Beefy Boxes and Bandwidth Generously Provided by pair Networks
more useful options
 
PerlMonks  

Find pieces of text in a file enclosed by `@` and replace the inside

by kluther (Novice)
on Mar 08, 2013 at 11:13 UTC ( [id://1022394]=perlquestion: print w/replies, xml ) Need Help??

kluther has asked for the wisdom of the Perl Monks concerning the following question:

The problem:
Find pieces of text in a file enclosed by `@` and replace the inside
Input:
@abc@ abc @ABC@
cba @cba CBA@

Deisred output:
абц abc АБЦ
cba цба ЦБА

I have the following:
#!/usr/bin/perl use strict; use warnings; use Encode; my $output; open FILE,"<", 'test.txt'; while (<FILE>) { chomp(my @chars = split(//, $_)); for (@chars) { my @char; $_ =~ s/a/chr(0x430)/eg; $_ =~ s/b/chr(0x431)/eg; $_ =~ s/c/chr(0x446)/eg; $_ =~ s/d/chr(0x434)/eg; $_ =~ s/e/chr(0x435)/eg; $_ =~ s/A/chr(0x410)/eg; $_ =~ s/B/chr(0x411)/eg; $_ =~ s/C/chr(0x426)/eg; push @char, $_; $output = join "", @char; print encode("utf-8",$output);} print "\n"; } close FILE;
But I'm stuck on how to process further
Thanks for help in advance!
Kluther

Replies are listed 'Best First'.
Re: Find pieces of text in a file enclosed by `@` and replace the inside
by bart (Canon) on Mar 08, 2013 at 11:44 UTC
    Step one is that you replace text between '@' delimiters. You can do that using
    s/\@(.*?)\@/ ... /g;
    Step two is to replace individual characters on the selected part.

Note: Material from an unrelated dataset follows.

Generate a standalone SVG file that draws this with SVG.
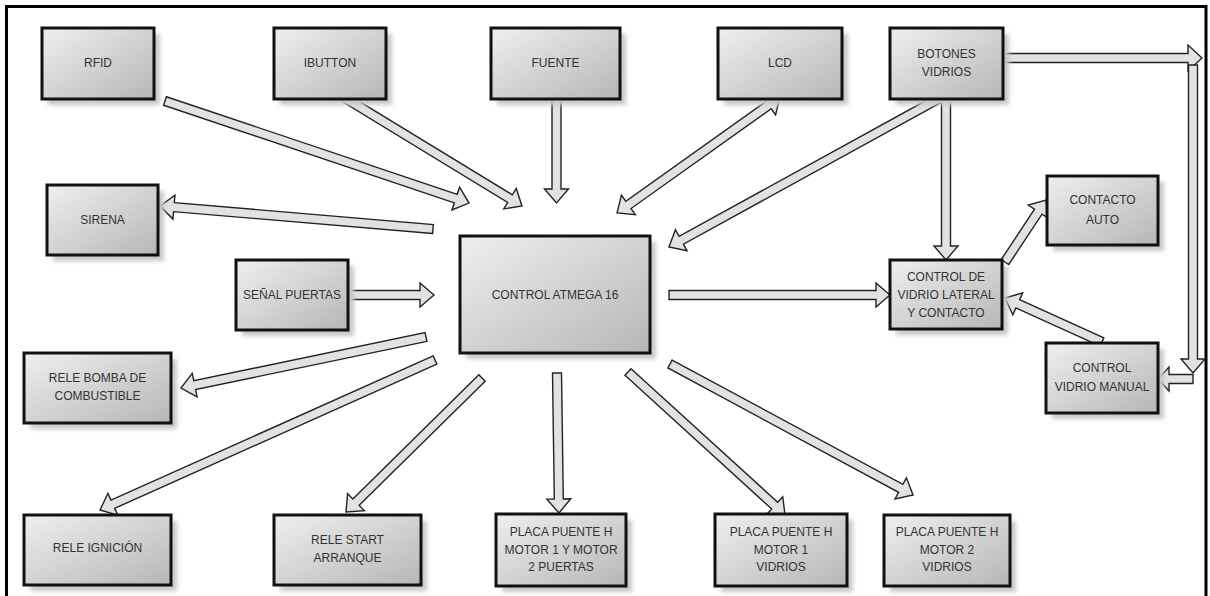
<svg xmlns="http://www.w3.org/2000/svg" width="1210" height="596" viewBox="0 0 1210 596">
<defs>
<linearGradient id="g" x1="0" y1="0" x2="1" y2="1">
<stop offset="0" stop-color="#efefef"/>
<stop offset="1" stop-color="#b6b6b6"/>
</linearGradient>
<filter id="sh" x="-20%" y="-20%" width="140%" height="140%">
<feGaussianBlur stdDeviation="2"/>
</filter>
<style>
.sd{fill:#c8c8c8;filter:url(#sh)}
.bx{fill:url(#g);stroke:#111;stroke-width:3}
.t{font-family:"Liberation Sans",Arial,sans-serif;font-size:12px;fill:#333;text-anchor:middle}
.a{fill:#e2e2e2;stroke:#222;stroke-width:1.4;stroke-linejoin:miter}
</style>
</defs>
<rect width="1210" height="596" fill="#fff"/>
<rect x="6.5" y="6.5" width="1199.5" height="700" fill="none" stroke="#000" stroke-width="3"/>

<g id="connectors">
<path class="a" transform="translate(165,101) rotate(18.55)" d="M0,-4.5 H306.7 V-12 L320.7,0 L306.7,12 V4.5 H0 Z"/>
<path class="a" transform="translate(345,98) rotate(31.39)" d="M0,-4.5 H193.3 V-12 L207.3,0 L193.3,12 V4.5 H0 Z"/>
<path class="a" transform="translate(556.5,99) rotate(90)" d="M0,-4.5 H90 V-12 L104,0 L90,12 V4.5 H0 Z"/>
<path class="a" transform="translate(617,213) rotate(-35.44)" d="M0,0 L14,-12 V-4.5 H186.1 V-12 L200.1,0 L186.1,12 V4.5 H14 V12 Z"/>
<path class="a" transform="translate(940,98) rotate(151.2)" d="M0,-4.5 H295.3 V-12 L309.3,0 L295.3,12 V4.5 H0 Z"/>
<path class="a" transform="translate(433,229) rotate(184.82)" d="M0,-4.5 H260 V-12 L274,0 L260,12 V4.5 H0 Z"/>
<path class="a" transform="translate(348,295)" d="M0,-4.5 H72 V-12 L86,0 L72,12 V4.5 H0 Z"/>
<path class="a" transform="translate(426,337) rotate(168.24)" d="M0,-4.5 H236.3 V-12 L250.3,0 L236.3,12 V4.5 H0 Z"/>
<path class="a" transform="translate(435,360) rotate(155.88)" d="M0,-4.5 H353 V-12 L367,0 L353,12 V4.5 H0 Z"/>
<path class="a" transform="translate(482,378) rotate(135.42)" d="M0,-4.5 H176.9 V-12 L190.9,0 L176.9,12 V4.5 H0 Z"/>
<path class="a" transform="translate(557,373) rotate(89.18)" d="M0,-4.5 H126 V-12 L140,0 L126,12 V4.5 H0 Z"/>
<path class="a" transform="translate(628,372) rotate(42.33)" d="M0,-4.5 H198.4 V-12 L212.4,0 L198.4,12 V4.5 H0 Z"/>
<path class="a" transform="translate(670,364) rotate(28.33)" d="M0,-4.5 H262.1 V-12 L276.1,0 L262.1,12 V4.5 H0 Z"/>
<path class="a" transform="translate(669,295)" d="M0,-4.5 H207 V-12 L221,0 L207,12 V4.5 H0 Z"/>
<path class="a" transform="translate(946,99) rotate(90)" d="M0,-4.5 H147 V-12 L161,0 L147,12 V4.5 H0 Z"/>
<path class="a" transform="translate(1005,262) rotate(-56.52)" d="M0,-4.5 H60.3 V-12 L74.3,0 L60.3,12 V4.5 H0 Z"/>
<path class="a" transform="translate(1102,342) rotate(204.4)" d="M0,-4.5 H92.5 V-12 L106.5,0 L92.5,12 V4.5 H0 Z"/>
<path class="a" transform="translate(1003,58)" d="M0,-4.5 H185 V-13 L199,0 L185,13 V4.5 H0 Z"/>
<path class="a" transform="translate(1193,65) rotate(90)" d="M0,-4.5 H294 V-12 L308,0 L294,12 V4.5 H0 Z"/>
<path class="a" transform="translate(1193,379) rotate(180)" d="M0,-4.5 H24 V-12 L35,0 L24,12 V4.5 H0 Z"/>
</g>

<g id="rfid"><rect class="sd" x="48" y="34" width="112" height="71"/><rect class="bx" x="42" y="28" width="112" height="71"/><text class="t" x="98" y="67">RFID</text></g>
<g id="ibutton"><rect class="sd" x="280" y="34" width="112" height="71"/><rect class="bx" x="274" y="28" width="112" height="71"/><text class="t" x="330" y="67">IBUTTON</text></g>
<g id="fuente"><rect class="sd" x="497" y="34" width="129" height="71"/><rect class="bx" x="491" y="28" width="129" height="71"/><text class="t" x="555.5" y="67">FUENTE</text></g>
<g id="lcd"><rect class="sd" x="724" y="34" width="124" height="71"/><rect class="bx" x="718" y="28" width="124" height="71"/><text class="t" x="780" y="67">LCD</text></g>
<g id="botones"><rect class="sd" x="896" y="34" width="113" height="71"/><rect class="bx" x="890" y="28" width="113" height="71"/><text class="t" x="946.5" y="58">BOTONES</text><text class="t" x="946.5" y="76">VIDRIOS</text></g>
<g id="sirena"><rect class="sd" x="53" y="191" width="111" height="70"/><rect class="bx" x="47" y="185" width="111" height="70"/><text class="t" x="102.5" y="224">SIRENA</text></g>
<g id="senal"><rect class="sd" x="242" y="266" width="112" height="70"/><rect class="bx" x="236" y="260" width="112" height="70"/><text class="t" x="292" y="299">SEÑAL PUERTAS</text></g>
<g id="atmega"><rect class="sd" x="466" y="242" width="190" height="117"/><rect class="bx" x="460" y="236" width="190" height="117"/><text class="t" x="555" y="299">CONTROL ATMEGA 16</text></g>
<g id="bomba"><rect class="sd" x="30" y="359" width="147" height="70"/><rect class="bx" x="24" y="353" width="147" height="70"/><text class="t" x="97.5" y="382">RELE BOMBA DE</text><text class="t" x="97.5" y="400">COMBUSTIBLE</text></g>
<g id="ignicion"><rect class="sd" x="30" y="521" width="147" height="70"/><rect class="bx" x="24" y="515" width="147" height="70"/><text class="t" x="97.5" y="552">RELE IGNICIÓN</text></g>
<g id="start"><rect class="sd" x="280" y="521" width="147" height="70"/><rect class="bx" x="274" y="515" width="147" height="70"/><text class="t" x="347.5" y="544">RELE START</text><text class="t" x="347.5" y="562">ARRANQUE</text></g>
<g id="placa1"><rect class="sd" x="502" y="520" width="130" height="72"/><rect class="bx" x="496" y="514" width="130" height="72"/><text class="t" x="561" y="536">PLACA PUENTE H</text><text class="t" x="561" y="553.5">MOTOR 1 Y MOTOR</text><text class="t" x="561" y="571">2 PUERTAS</text></g>
<g id="placa2"><rect class="sd" x="721" y="520" width="132" height="72"/><rect class="bx" x="715" y="514" width="132" height="72"/><text class="t" x="781" y="536">PLACA PUENTE H</text><text class="t" x="781" y="553.5">MOTOR 1</text><text class="t" x="781" y="571">VIDRIOS</text></g>
<g id="placa3"><rect class="sd" x="890" y="521" width="126" height="71"/><rect class="bx" x="884" y="515" width="126" height="71"/><text class="t" x="947" y="536">PLACA PUENTE H</text><text class="t" x="947" y="554">MOTOR 2</text><text class="t" x="947" y="571">VIDRIOS</text></g>
<g id="contacto"><rect class="sd" x="1053" y="182" width="111" height="69"/><rect class="bx" x="1047" y="176" width="111" height="69"/><text class="t" x="1102.5" y="204">CONTACTO</text><text class="t" x="1102.5" y="224">AUTO</text></g>
<g id="ctrlvidrio"><rect class="sd" x="896" y="266" width="112" height="69"/><rect class="bx" x="890" y="260" width="112" height="69"/><text class="t" x="946" y="281">CONTROL DE</text><text class="t" x="946" y="299">VIDRIO LATERAL</text><text class="t" x="946" y="316.5">Y CONTACTO</text></g>
<g id="manual"><rect class="sd" x="1052" y="349" width="112" height="70"/><rect class="bx" x="1046" y="343" width="112" height="70"/><text class="t" x="1102" y="372">CONTROL</text><text class="t" x="1102" y="391">VIDRIO MANUAL</text></g>
</svg>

    Using the /e modifier you can use perl code in the substitution part, where you can use $1 as a normal variable. With a pair of "{}" delimiters on the right hand side, it can even look like normal code, as it looks like a block; you have to use similar paired delimiters on the left to make it work, for example using angle brackets "<>":

    s<\@(.*?)\@>{ ... }ge;
    So you might try to do the replacement using code directly in the substitution part. But, to be safe, you'd better call a sub to do the actual replacement, on the selected text. I'd change your code like this:
    while(<>) { s/\@(.*?)\@/ subst($1) /ge; print; } sub subst { my $s = shift; my %r = ( 'a' => chr(0x430), 'b' => chr(0x431), 'c' => chr(0x446), 'd' => chr(0x434), 'e' => chr(0x435), 'A' => chr(0x410), 'B' => chr(0x411), 'C' => chr(0x426) ); $s =~ s/([a-eA-C])/$r{$1}/g; return $s; }

    Caveat: untested.

    update: Tested, and bug fixed, this line was wrong:

    s/\@(.*)\@/ subst($1) /ge;

      Hi,

      one question to the (very nice) solution: I'm not sure whether I'm right. Is it possible that there are perl bugs in older versions with exactly this kind of substitution pattern:

      s/pattern/ func(bla) /ge;

      I'm just curious. Probably it was in another context. Where are the perl core hackers?

      Best regards
      McA

        I'm not sure what you mean. But I know that $1 and friends are block scoped, meaning that it's safe, and has always been safe, to nest substitutions provided the inner substitution was in a block.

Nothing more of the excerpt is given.